Ihre Kritik richten die Verbände speziell an die FDP. Seit 2001 habe es zahlreiche Kongresse, runde Tische, mehrjährige Dialogrunden sowie eine Reihe von konkreten Vorschlägen aller an der Diskussion Beteiligten gegeben. Und: „Mit Ausnahme der Liberalen haben alle anderen Parteien ihre Reformideen zum Urheberrecht bereits vorgestellt.“ Die Verbände erwarten nun ein Konzept, das den Urheber, seine Werke und Persönlichkeitsrechte schützt, und zugleich die „eher unpopuläre Problematik der Rechtsdurchsetzung“ angeht.
Der Bundesverband Musikindustrie (BVMI) und die Gesellschaft zur Verfolgung von Urheberrechtsverletzungen (GVU) hatten bereits Ende August kritisiert, Leutheusser-Schnarrenberger bringe die Diskussion über eine adäquate Reaktion auf die illegale Nutzung urheberrechtlich geschützter Angebote von Musik, Filmen oder Büchern nicht weiter. Die Ministerin hatte sich zuvor gegen Forderungen aus der Rechteindustrie gewandt, ein Warnhinweis-Modell gegen Urheberrechtsverletzungen einzuführen.
Von Notz: „Ich würde Schwarz-Gelb eine Fünf Plus geben”
Zumindest mit der grundsätzlichen Kritik, die Bundesregierung bleibe Urheberrechtsreformen schuldig, rennen die Verbände bei der Opposition offene Türen ein. „Es geschieht nichts“, kommentierte jüngst Konstantin von Notz, netzpolitischer Sprecher der Grünen-Bundestagsfraktion. „Als Schulnote würde ich Schwarz-Gelb im Bereich Urheberrecht eine Fünf Plus geben, weil ich kein bösartiger Charakter bin“, so Von Notz im Interview mit iRights.info. SPD-Fraktionschef Frank-Walter Steinmeier forderte gegenüber iRights.info, „endlich dem Wahnsinn des Abmahnmissbrauchs durch einige wenige spezialisierte Anwaltskanzleien ein Ende setzen“. Ein Referentenentwurf des Justizministeriums zur Deckelung der Abmahngebühren liegt seit Frühjahr auf Eis.
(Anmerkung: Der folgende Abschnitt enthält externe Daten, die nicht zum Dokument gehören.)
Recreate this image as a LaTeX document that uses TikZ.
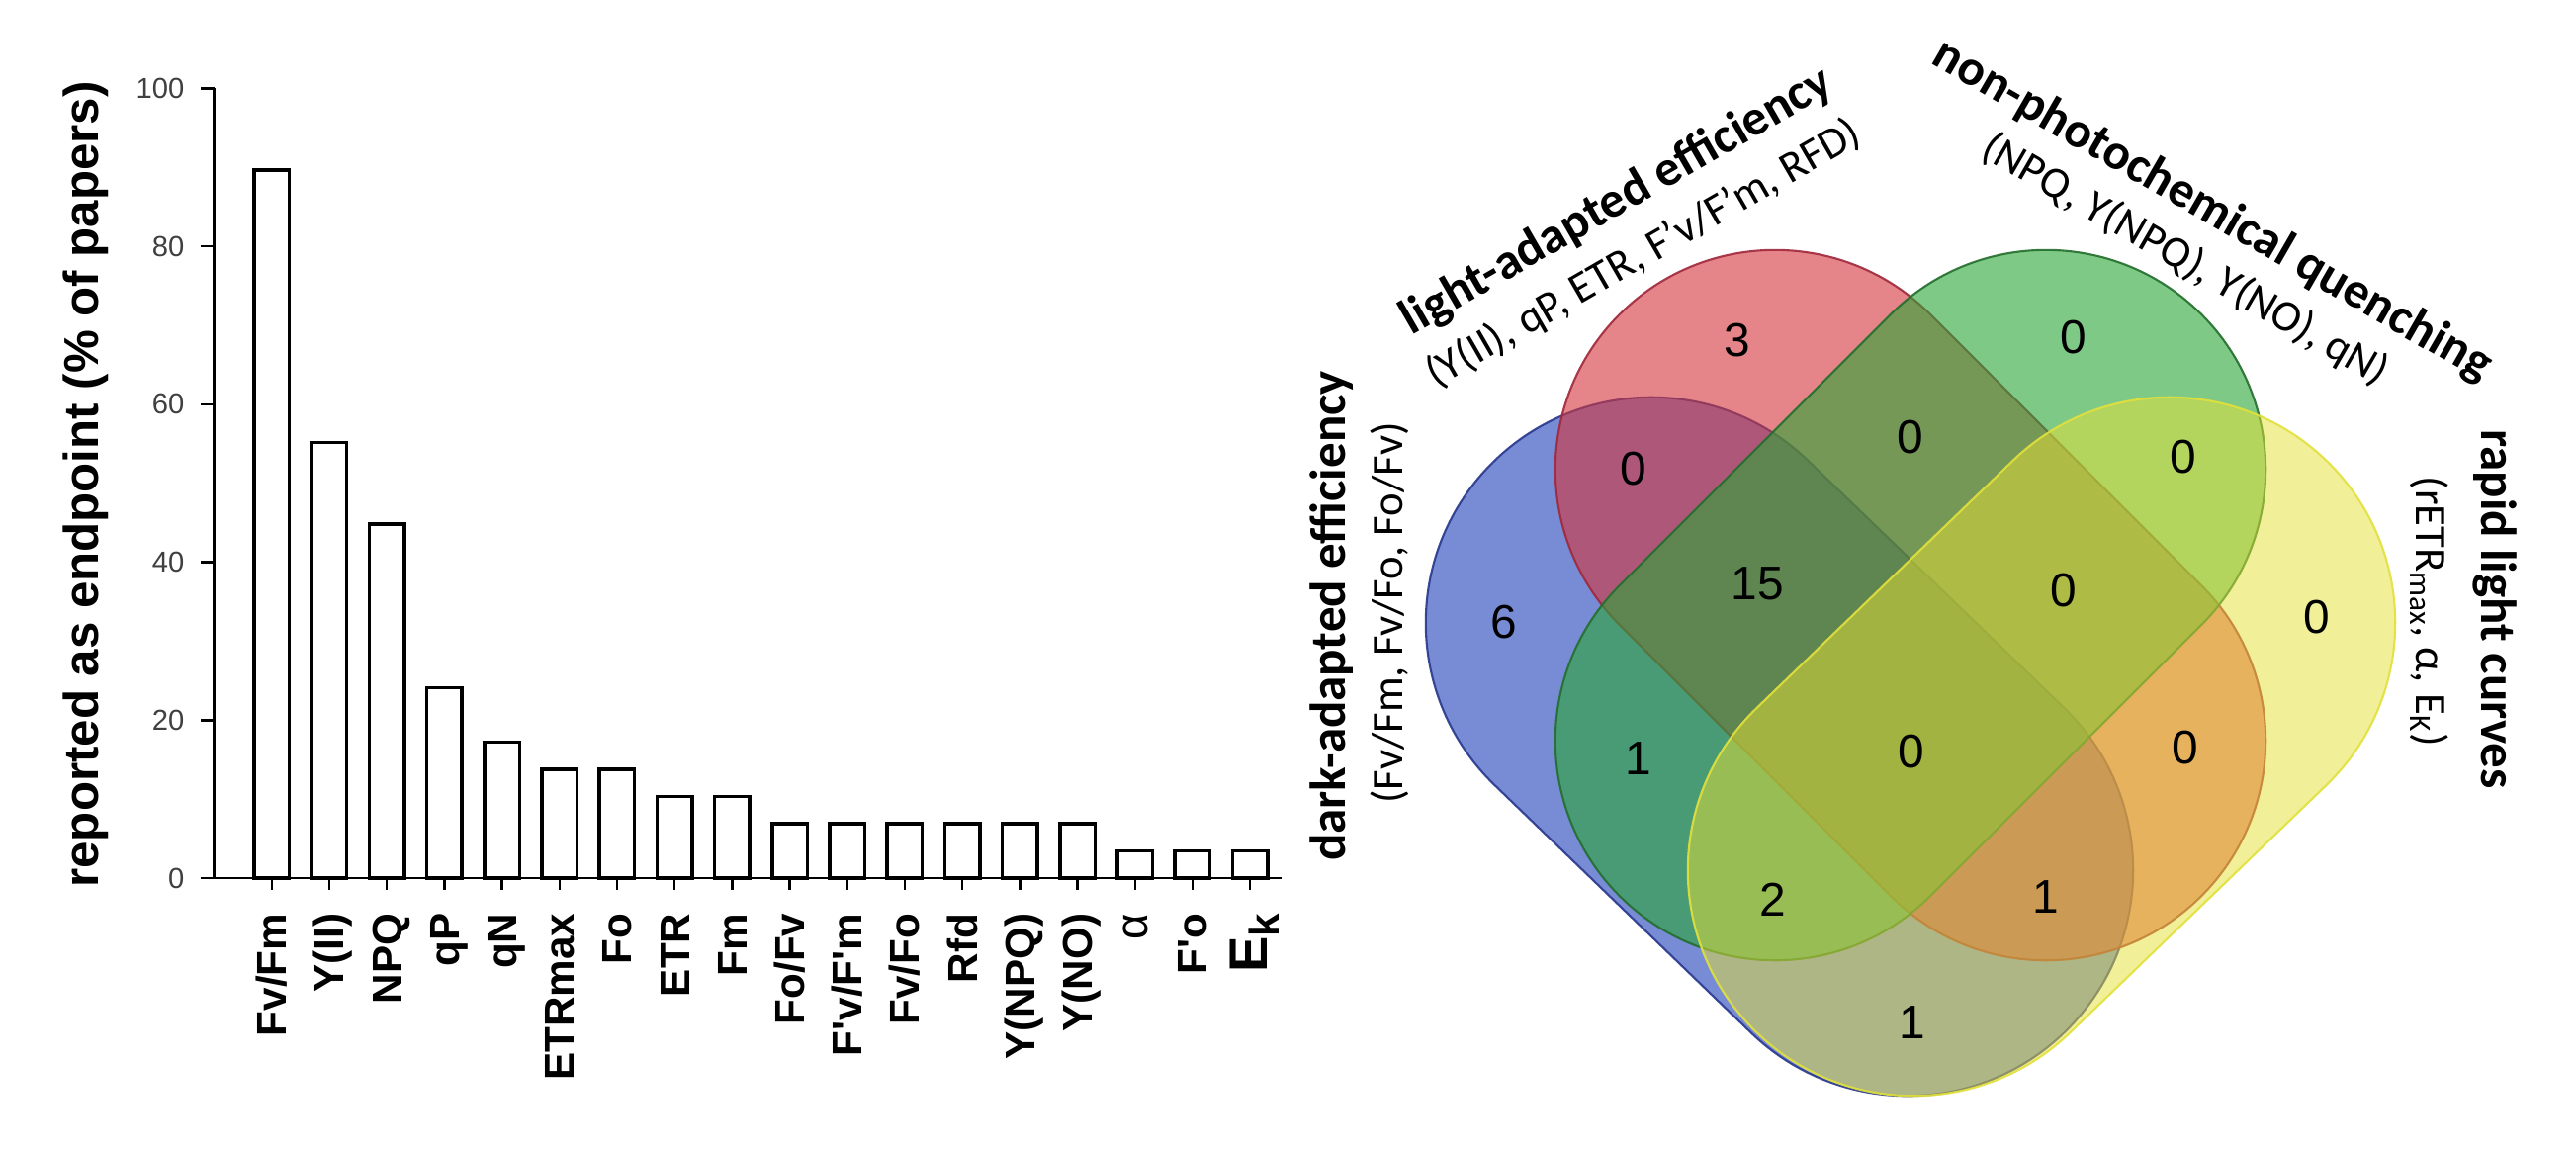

Von der angekündigten Urheberrechtsreform (‚Dritter Korb‘) hat die Bundesregierung bislang nur das Leistungsschutzrecht für Presseverlage auf den Weg gebracht. Die Zustimmung des Bundestages ist aber noch unsicher. Netzpolitiker von CDU/CSU und FDP und die Junge Union üben Kritik. Der Blogger Sascha Lobbo spekuliert sogar, das Gesetz sei vom Bundesjustizministerium mit Absicht schlecht ausgearbeitet worden, damit es am Ende scheitert. Bisher habe jeder Entwurf „grobe Fehler oder Unklarheiten“ enthalten. Das könne laut Lobbyisten ein Zeichen dafür sein, „dass Kräfte in den Ministerien oder den gesetzesverfassenden Referaten das Gesetz torpedieren oder verhindern wollen – aber das nicht offiziell tun können“, so Lobbo in seinem Blog.
Das „Zukunftsforum Urheberrecht“ findet am Mittwoch in Berlin statt. Das Motto: „Was muss ein modernes Urheberrechtsgesetz leisten?“. Als Sprecher angekündigt haben sich neben Justizministerin Leutheusser-Schnarrenberger unter anderem Markus Beckedahl (Digitale Gesellschaft), Stephan Wernicke (DIHK), Tim Renner (Motor Entertainment) und Frank Rieger (Chaos Computer Club). Vertreter der nun absagenden Verbände sind im aktuellen Programm als Sprecher nicht vorgesehen.
Die Boykott-Erklärung unterschrieben haben der Bundesverband Musikindustrie (BVMI), der Börsenverein des Deutschen Buchhandels (BOV), die Gesellschaft zur Verfolgung von Urheberrechtsverletzungen (GVU), der Verband unabhängiger Musikunternehmen (VUT) und die Spitzenorganisation der Filmwirtschaft (SPIO).